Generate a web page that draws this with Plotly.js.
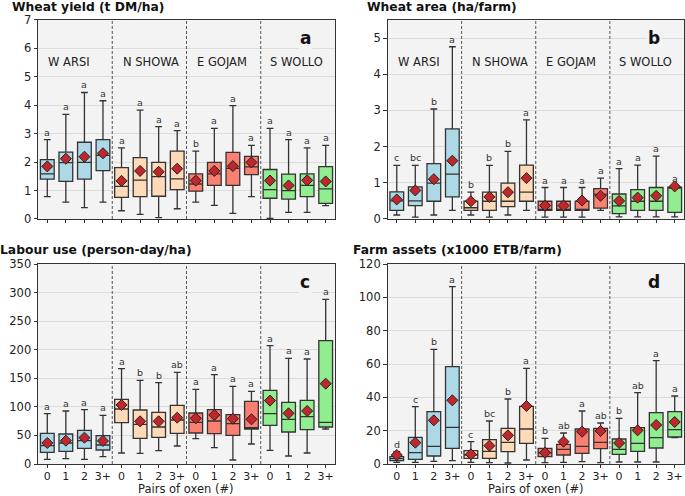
<!DOCTYPE html>
<html><head><meta charset="utf-8">
<script src="https://cdn.plot.ly/plotly-3.0.1.min.js"></script>
<style>html,body{margin:0;padding:0;background:#fff}#chart{width:685px;height:496px}</style>
</head><body><div id="chart"></div>
<script>
// ---------- DATA ----------
const oxenLevels = ['0', '1', '2', '3+'];
const regions = ['W ARSI', 'N SHOWA', 'E GOJAM', 'S WOLLO'];
const panelTitles = ['Wheat yield (t DM/ha)', 'Wheat area (ha/farm)', 'Labour use (person-day/ha)', 'Farm assets (x1000 ETB/farm)'];
const panelLetters = ['a', 'b', 'c', 'd'];
const xAxisTitle = 'Pairs of oxen (#)';

// Wheat yield
const yieldLo   = [0.79,0.59,0.40,0.59, 0.29,0.16,0.05,0.36, 0.59,0.48,0.20,0.79, 0.02,0.23,0.23,0.47];
const yieldQ1   = [1.40,1.32,1.40,1.70, 0.76,0.79,0.80,1.03, 0.98,1.18,1.18,1.56, 0.73,0.70,0.79,0.55];
const yieldMed  = [1.59,1.98,1.99,2.24, 1.15,1.37,1.49,1.41, 1.23,1.59,1.78,1.83, 1.03,1.00,1.18,1.06];
const yieldQ3   = [2.09,2.35,2.70,2.79, 1.81,2.16,1.99,2.39, 1.59,1.99,2.34,2.20, 1.74,1.58,1.59,1.84];
const yieldHi   = [2.79,3.68,4.45,4.16, 2.50,3.83,3.25,3.11, 2.39,3.19,3.99,2.59, 3.19,2.79,2.50,2.59];
const yieldMean = [1.85,2.12,2.19,2.31, 1.34,1.69,1.66,1.77, 1.35,1.69,1.86,1.99, 1.35,1.18,1.36,1.32];
const yieldSig  = ['a','a','a','a', 'a','a','a','a', 'b','a','a','a', 'a','a','a','a'];

// Wheat area
const areaLo   = [0.11,0.05,0.11,0.24, 0.11,0.05,0.11,0.24, 0.05,0.05,0.05,0.24, 0.06,0.06,0.06,0.06];
const areaQ1   = [0.24,0.37,0.49,0.61, 0.24,0.24,0.34,0.49, 0.24,0.24,0.24,0.30, 0.15,0.24,0.24,0.18];
const areaMed  = [0.50,0.50,0.99,1.24, 0.31,0.49,0.49,0.74, 0.25,0.25,0.25,0.68, 0.36,0.49,0.49,0.88];
const areaQ3   = [0.75,0.89,1.53,2.49, 0.49,0.74,0.99,1.49, 0.49,0.49,0.49,0.84, 0.69,0.81,0.87,0.88];
const areaHi   = [1.48,1.48,3.04,4.76, 0.74,1.48,1.87,2.74, 0.87,0.87,0.87,1.13, 1.39,1.49,1.74,0.90];
const areaMean = [0.54,0.79,1.10,1.61, 0.49,0.61,0.74,1.13, 0.37,0.37,0.51,0.64, 0.50,0.59,0.64,0.90];
const areaSig  = ['c','bc','b','a', 'b','b','b','a', 'a','a','a','a', 'a','a','a','a'];

// Labour use
const labourLo   = [8.2,9.3,8.2,12.8, 19.3,18.7,23.3,31.5, 44.3,28.6,7.0,35.0, 23.9,14.0,19.3,61.3];
const labourQ1   = [20.4,22.2,27.4,24.5, 72.3,44.9,46.7,53.7, 54.3,53.1,50.2,61.3, 67.7,56.0,60.1,64.8];
const labourMed  = [32.1,36.8,40.8,33.3, 96.3,69.4,64.8,77.0, 72.9,75.3,70.6,63.6, 88.1,78.2,82.8,72.9];
const labourQ3   = [53.7,52.5,58.9,49.6, 113.2,94.5,90.4,102.7, 89.3,95.1,86.3,109.7, 128.9,107.9,111.4,215.9];
const labourHi   = [88.1,92.8,95.1,85.2, 166.9,146.4,142.4,160.4, 130.7,156.4,135.9,127.2, 207.1,185.0,183.8,288.2];
const labourMean = [36.8,40.8,46.1,40.3, 103.3,74.7,74.7,81.1, 79.9,85.8,79.3,78.2, 110.9,88.7,92.8,140.6];
const labourSig  = ['a','a','a','a', 'a','b','b','ab', 'a','a','a','a', 'a','a','a','a'];

// Farm assets
const assetsLo   = [1.0,1.0,1.6,2.0, 1.0,0.8,0.6,2.4, 0.8,1.0,1.4,0.8, 1.2,1.2,1.2,15.8];
const assetsQ1   = [2.0,2.8,4.8,9.4, 3.4,3.4,7.4,12.4, 4.4,5.4,6.4,9.2, 5.8,7.6,9.6,16.2];
const assetsMed  = [3.2,6.8,10.6,22.0, 5.4,7.6,13.0,21.0, 6.8,8.8,10.6,13.0, 8.8,12.4,15.8,20.6];
const assetsQ3   = [4.4,16.0,31.4,58.4, 8.0,14.6,21.4,34.6, 9.4,11.8,21.0,21.4, 15.0,21.8,30.8,31.4];
const assetsHi   = [7.4,34.4,68.8,106.4, 13.4,25.8,39.0,57.4, 15.4,18.6,31.8,24.6, 27.4,42.8,62.0,40.8];
const assetsMean = [5.4,12.8,26.2,38.2, 5.8,11.0,17.2,34.8, 6.8,13.4,19.4,19.8, 12.6,20.2,23.4,25.2];
const assetsSig  = ['d','c','b','a', 'c','bc','b','a', 'b','ab','a','ab', 'b','ab','a','a'];

// ---------- STYLE ----------
const FONT = 'DejaVu Sans, sans-serif';
const regionFill = ['#add8e6', '#ffdab9', '#fa8072', '#90ee90'];
const plotBg = '#f3f3f3';
const lineCol = '#333333';
const panelsData = [
  {lo: yieldLo, q1: yieldQ1, med: yieldMed, q3: yieldQ3, hi: yieldHi, mean: yieldMean, sig: yieldSig, range: [0, 7], dtick: 1},
  {lo: areaLo, q1: areaQ1, med: areaMed, q3: areaQ3, hi: areaHi, mean: areaMean, sig: areaSig, range: [0, 5.5], dtick: 1},
  {lo: labourLo, q1: labourQ1, med: labourMed, q3: labourQ3, hi: labourHi, mean: labourMean, sig: labourSig, range: [0, 350], dtick: 50},
  {lo: assetsLo, q1: assetsQ1, med: assetsMed, q3: assetsQ3, hi: assetsHi, mean: assetsMean, sig: assetsSig, range: [0, 120], dtick: 20}
];
const xDomains = [[0.0555, 0.489], [0.5657, 0.9985], [0.0555, 0.489], [0.5657, 0.9985]];
const yDomains = [[0.5585, 0.9597], [0.5585, 0.9597], [0.0645, 0.4677], [0.0645, 0.4677]];
// [left px, top px] of each panel title box
const titlePos = [[11.7, 0], [366.7, 0], [0, 243], [353, 243]];

const positions = [];
const tickText = [];
regions.forEach((r, ri) => oxenLevels.forEach((o, oi) => { positions.push(ri * 4 + oi); tickText.push(o); }));

const traces = [];
const annotations = [];
const shapes = [];
const layout = {
  width: 685, height: 496,
  margin: {l: 0, r: 0, t: 0, b: 0},
  paper_bgcolor: '#ffffff', plot_bgcolor: plotBg,
  showlegend: false,
  font: {family: FONT, color: '#222', size: 11.5},
  boxmode: 'overlay',
  annotations: annotations, shapes: shapes
};

panelsData.forEach((P, pi) => {
  const sfx = pi === 0 ? '' : String(pi + 1);
  const xa = 'x' + sfx, ya = 'y' + sfx;
  layout['xaxis' + sfx] = {
    domain: xDomains[pi], anchor: ya, range: [-0.5, 15.5],
    tickmode: 'array', tickvals: positions, ticktext: tickText,
    showticklabels: pi >= 2, ticks: 'outside', ticklen: 3, tickwidth: 1, tickcolor: lineCol,
    ticklabelstandoff: -1,
    showline: true, mirror: true, linecolor: lineCol, linewidth: 1,
    showgrid: false, zeroline: false, tickfont: {size: 11, family: FONT, color: '#222'}
  };
  layout['yaxis' + sfx] = {
    domain: yDomains[pi], anchor: xa, range: P.range, dtick: P.dtick, tick0: 0,
    ticks: 'outside', ticklen: 3.5, tickwidth: 1, tickcolor: lineCol,
    showline: true, mirror: true, linecolor: lineCol, linewidth: 1,
    showgrid: true, gridcolor: '#dcdcdc', gridwidth: 1, zeroline: false,
    tickfont: {size: 11.5, family: FONT, color: '#222'}
  };

  regions.forEach((r, ri) => {
    const idx = [0, 1, 2, 3].map(k => ri * 4 + k);
    traces.push({
      type: 'box', xaxis: xa, yaxis: ya,
      x: idx.map(i => positions[i]),
      q1: idx.map(i => P.q1[i]), median: idx.map(i => P.med[i]), q3: idx.map(i => P.q3[i]),
      lowerfence: idx.map(i => P.lo[i]), upperfence: idx.map(i => P.hi[i]),
      width: 0.74, whiskerwidth: 0.5,
      fillcolor: regionFill[ri], line: {color: lineCol, width: 1.3},
      boxpoints: false, hoverinfo: 'skip'
    });
  });

  traces.push({
    type: 'scatter', mode: 'markers', xaxis: xa, yaxis: ya,
    x: positions, y: P.mean,
    marker: {symbol: 'diamond', size: 8.5, color: '#c0272d', line: {color: '#222', width: 1}},
    hoverinfo: 'skip'
  });

  positions.forEach((x, i) => {
    annotations.push({
      xref: xa, yref: ya, x: x, y: P.hi[i], text: P.sig[i], showarrow: false,
      xanchor: 'center', yanchor: 'bottom', yshift: 0,
      font: {family: FONT, size: 9.5, color: '#333'}
    });
  });

  [3.5, 7.5, 11.5].forEach(xv => shapes.push({
    type: 'line', xref: xa, yref: ya + ' domain', x0: xv, x1: xv, y0: 0, y1: 1,
    line: {color: '#444', width: 0.9, dash: '3px,2px'}
  }));

  if (pi < 2) {
    regions.forEach((r, ri) => annotations.push({
      xref: xa, yref: ya + ' domain', x: positions[ri * 4] - 0.05 + (ri === 3 ? -0.05 : 0), y: 0.79,
      text: r, showarrow: false, xanchor: 'left', yanchor: 'middle',
      font: {family: FONT, size: 11.5, color: '#222'}
    }));
  }

  annotations.push({
    xref: xa + ' domain', yref: ya + ' domain', x: 0.9, y: 0.91, text: '<b>' + panelLetters[pi] + '</b>',
    showarrow: false, xanchor: 'center', yanchor: 'middle', bgcolor: plotBg,
    font: {family: FONT, size: 17, color: '#111'}
  });

  annotations.push({
    xref: 'paper', yref: 'paper', x: titlePos[pi][0] / 685, y: 1 - titlePos[pi][1] / 496,
    text: '<b>' + panelTitles[pi] + '</b>', showarrow: false, xanchor: 'left', yanchor: 'top',
    borderpad: 0, borderwidth: 0,
    font: {family: FONT, size: 12.3, color: '#111'}
  });

  if (pi >= 2) {
    annotations.push({
      xref: xa + ' domain', yref: 'paper', x: 0.5, y: 0, yshift: 0.5, text: xAxisTitle,
      showarrow: false, xanchor: 'center', yanchor: 'bottom', borderpad: 0, borderwidth: 0,
      font: {family: FONT, size: 11.5, color: '#222'}
    });
  }
});

Plotly.newPlot('chart', traces, layout, {staticPlot: true, displayModeBar: false});
</script></body></html>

▶ [Exercise objective] Everything from the top line of the data down to and including the line with "const xAxisTitle = 'Pairs of oxen (#)';" is to be copied, except the pictures.

▶ [Worked solution]
Generate a web page that draws this with Plotly.js.
<!DOCTYPE html>
<html><head><meta charset="utf-8">
<script src="https://cdn.plot.ly/plotly-3.0.1.min.js"></script>
<style>html,body{margin:0;padding:0;background:#fff}#chart{width:685px;height:496px}</style>
</head><body><div id="chart"></div>
<script>
// ---------- DATA ----------
const oxenLevels = ['0', '1', '2', '3+'];
const regions = ['W ARSI', 'N SHOWA', 'E GOJAM', 'S WOLLO'];
const panelTitles = ['Wheat yield (t DM/ha)', 'Wheat area (ha/farm)', 'Labour use (person-day/ha)', 'Farm assets (x1000 ETB/farm)'];
const panelLetters = ['a', 'b', 'c', 'd'];
const xAxisTitle = 'Pairs of oxen (#)';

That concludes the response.